----- Information supplied

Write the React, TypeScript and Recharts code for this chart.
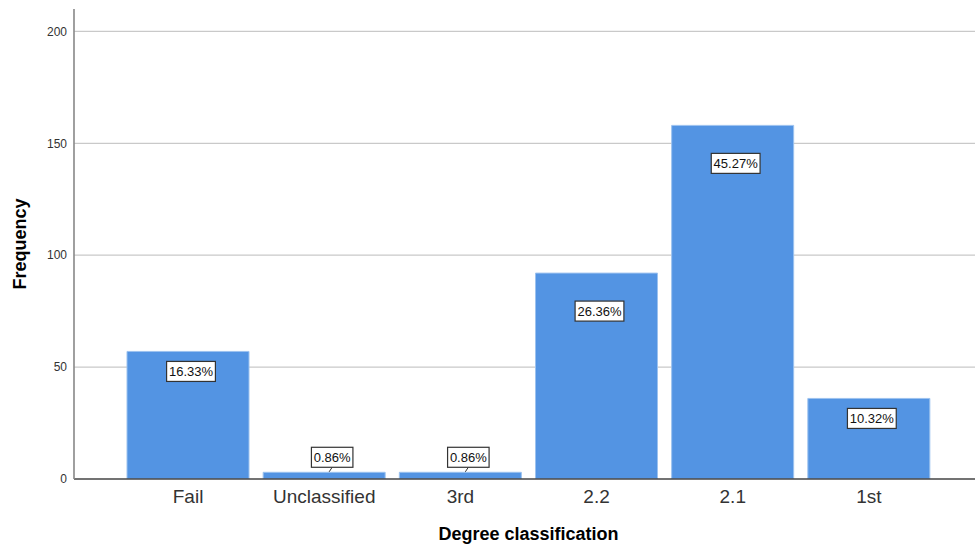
import React from 'react';
import { BarChart, Bar, XAxis, YAxis, CartesianGrid, LabelList, Label } from 'recharts';

// Degree classification counts
const categories = ['Fail', 'Unclassified', '3rd', '2.2', '2.1', '1st'];
const frequencies = [57, 3, 3, 92, 158, 36];
const yTicks = [0, 50, 100, 150, 200];

const total = frequencies.reduce((a, b) => a + b, 0);
const data = categories.map((name, i) => ({
  name,
  count: frequencies[i],
  pct: ((frequencies[i] / total) * 100).toFixed(2) + '%',
}));

const FONT = '"Liberation Sans", Arial, Helvetica, sans-serif';

// Boxed percentage label: inside the bar for tall bars, above with a small pointer for short ones
function PercentCallout(props: any) {
  const { x, y, width, height, value } = props;
  const text = String(value);
  const boxW = text.length * 7.3 + 5;
  const boxH = 20;
  const cx = x + width / 2;
  if (height < 30) {
    const bx = cx + 8;
    const bottom = y - 5;
    const top = bottom - boxH;
    return (
      <g>
        <line x1={bx} y1={bottom} x2={bx - 3} y2={y - 0.5} stroke="#333" strokeWidth={1} />
        <rect x={bx - boxW / 2} y={top} width={boxW} height={boxH} fill="#fff" stroke="#333" strokeWidth={1.2} />
        <text x={bx} y={top + 14.5} textAnchor="middle" fontFamily={FONT} fontSize={13} fill="#111">
          {text}
        </text>
      </g>
    );
  }
  const bx = cx + 3;
  const top = y + (height >= 150 ? 28 : 10);
  return (
    <g>
      <rect x={bx - boxW / 2} y={top} width={boxW} height={boxH} fill="#fff" stroke="#333" strokeWidth={1.2} />
      <text x={bx} y={top + 14.5} textAnchor="middle" fontFamily={FONT} fontSize={13} fill="#111">
        {text}
      </text>
    </g>
  );
}

function XTitle(props: any) {
  const { viewBox } = props;
  const cx = viewBox.x + 46 + (viewBox.width - 46 - 38) / 2;
  return (
    <text x={cx} y={540} textAnchor="middle" fontFamily={FONT} fontSize={18} fontWeight="bold" fill="#000">
      Degree classification
    </text>
  );
}

function YTitle(props: any) {
  const { viewBox } = props;
  const cy = viewBox.y + viewBox.height / 2;
  return (
    <text
      x={26}
      y={cy}
      transform={`rotate(-90, 26, ${cy})`}
      textAnchor="middle"
      fontFamily={FONT}
      fontSize={18}
      fontWeight="bold"
      fill="#000"
    >
      Frequency
    </text>
  );
}

export default function App() {
  return (
    <div style={{ position: 'absolute', left: 0, top: 0, background: '#fff' }}>
      <BarChart width={975} height={544} data={data} margin={{ top: 9, right: 0, bottom: 0, left: 0 }}>
        <CartesianGrid
          vertical={false}
          horizontalValues={yTicks.filter((t) => t > 0)}
          stroke="#c9c9c9"
          strokeWidth={1.2}
        />
        <XAxis
          dataKey="name"
          height={65}
          padding={{ left: 46, right: 38 }}
          tickLine={false}
          tickSize={0}
          tickMargin={11}
          axisLine={{ stroke: '#444', strokeWidth: 1.5 }}
          tick={{ fontFamily: FONT, fontSize: 19, fill: '#333' }}
          interval={0}
        >
          <Label content={<XTitle />} />
        </XAxis>
        <YAxis
          width={74}
          domain={[0, 210]}
          ticks={yTicks}
          allowDataOverflow
          tickLine={false}
          tickSize={0}
          tickMargin={7}
          axisLine={{ stroke: '#888', strokeWidth: 1.6 }}
          tick={{ fontFamily: FONT, fontSize: 12, fill: '#333' }}
        >
          <Label content={<YTitle />} />
        </YAxis>
        <Bar dataKey="count" fill="#5394e3" stroke="#9cc2ef" strokeWidth={1} barSize={122} isAnimationActive={false}>
          <LabelList dataKey="pct" content={<PercentCallout />} />
        </Bar>
      </BarChart>
    </div>
  );
}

----------

* Task objective *
Leave out the pictures and restate everything else word for word.

* Output *
Write the React, TypeScript and Recharts code for this chart.
import React from 'react';
import { BarChart, Bar, XAxis, YAxis, CartesianGrid, LabelList, Label } from 'recharts';

// Degree classification counts
const categories = ['Fail', 'Unclassified', '3rd', '2.2', '2.1', '1st'];
const frequencies = [57, 3, 3, 92, 158, 36];
const yTicks = [0, 50, 100, 150, 200];

const total = frequencies.reduce((a, b) => a + b, 0);
const data = categories.map((name, i) => ({
  name,
  count: frequencies[i],
  pct: ((frequencies[i] / total) * 100).toFixed(2) + '%',
}));

const FONT = '"Liberation Sans", Arial, Helvetica, sans-serif';

// Boxed percentage label: inside the bar for tall bars, above with a small pointer for short ones
function PercentCallout(props: any) {
  const { x, y, width, height, value } = props;
  const text = String(value);
  const boxW = text.length * 7.3 + 5;
  const boxH = 20;
  const cx = x + width / 2;
  if (height < 30) {
    const bx = cx + 8;
    const bottom = y - 5;
    const top = bottom - boxH;
    return (
      <g>
        <line x1={bx} y1={bottom} x2={bx - 3} y2={y - 0.5} stroke="#333" strokeWidth={1} />
        <rect x={bx - boxW / 2} y={top} width={boxW} height={boxH} fill="#fff" stroke="#333" strokeWidth={1.2} />
        <text x={bx} y={top + 14.5} textAnchor="middle" fontFamily={FONT} fontSize={13} fill="#111">
          {text}
        </text>
      </g>
    );
  }
  const bx = cx + 3;
  const top = y + (height >= 150 ? 28 : 10);
  return (
    <g>
      <rect x={bx - boxW / 2} y={top} width={boxW} height={boxH} fill="#fff" stroke="#333" strokeWidth={1.2} />
      <text x={bx} y={top + 14.5} textAnchor="middle" fontFamily={FONT} fontSize={13} fill="#111">
        {text}
      </text>
    </g>
  );
}

function XTitle(props: any) {
  const { viewBox } = props;
  const cx = viewBox.x + 46 + (viewBox.width - 46 - 38) / 2;
  return (
    <text x={cx} y={540} textAnchor="middle" fontFamily={FONT} fontSize={18} fontWeight="bold" fill="#000">
      Degree classification
    </text>
  );
}

function YTitle(props: any) {
  const { viewBox } = props;
  const cy = viewBox.y + viewBox.height / 2;
  return (
    <text
      x={26}
      y={cy}
      transform={`rotate(-90, 26, ${cy})`}
      textAnchor="middle"
      fontFamily={FONT}
      fontSize={18}
      fontWeight="bold"
      fill="#000"
    >
      Frequency
    </text>
  );
}

export default function App() {
  return (
    <div style={{ position: 'absolute', left: 0, top: 0, background: '#fff' }}>
      <BarChart width={975} height={544} data={data} margin={{ top: 9, right: 0, bottom: 0, left: 0 }}>
        <CartesianGrid
          vertical={false}
          horizontalValues={yTicks.filter((t) => t > 0)}
          stroke="#c9c9c9"
          strokeWidth={1.2}
        />
        <XAxis
          dataKey="name"
          height={65}
          padding={{ left: 46, right: 38 }}
          tickLine={false}
          tickSize={0}
          tickMargin={11}
          axisLine={{ stroke: '#444', strokeWidth: 1.5 }}
          tick={{ fontFamily: FONT, fontSize: 19, fill: '#333' }}
          interval={0}
        >
          <Label content={<XTitle />} />
        </XAxis>
        <YAxis
          width={74}
          domain={[0, 210]}
          ticks={yTicks}
          allowDataOverflow
          tickLine={false}
          tickSize={0}
          tickMargin={7}
          axisLine={{ stroke: '#888', strokeWidth: 1.6 }}
          tick={{ fontFamily: FONT, fontSize: 12, fill: '#333' }}
        >
          <Label content={<YTitle />} />
        </YAxis>
        <Bar dataKey="count" fill="#5394e3" stroke="#9cc2ef" strokeWidth={1} barSize={122} isAnimationActive={false}>
          <LabelList dataKey="pct" content={<PercentCallout />} />
        </Bar>
      </BarChart>
    </div>
  );
}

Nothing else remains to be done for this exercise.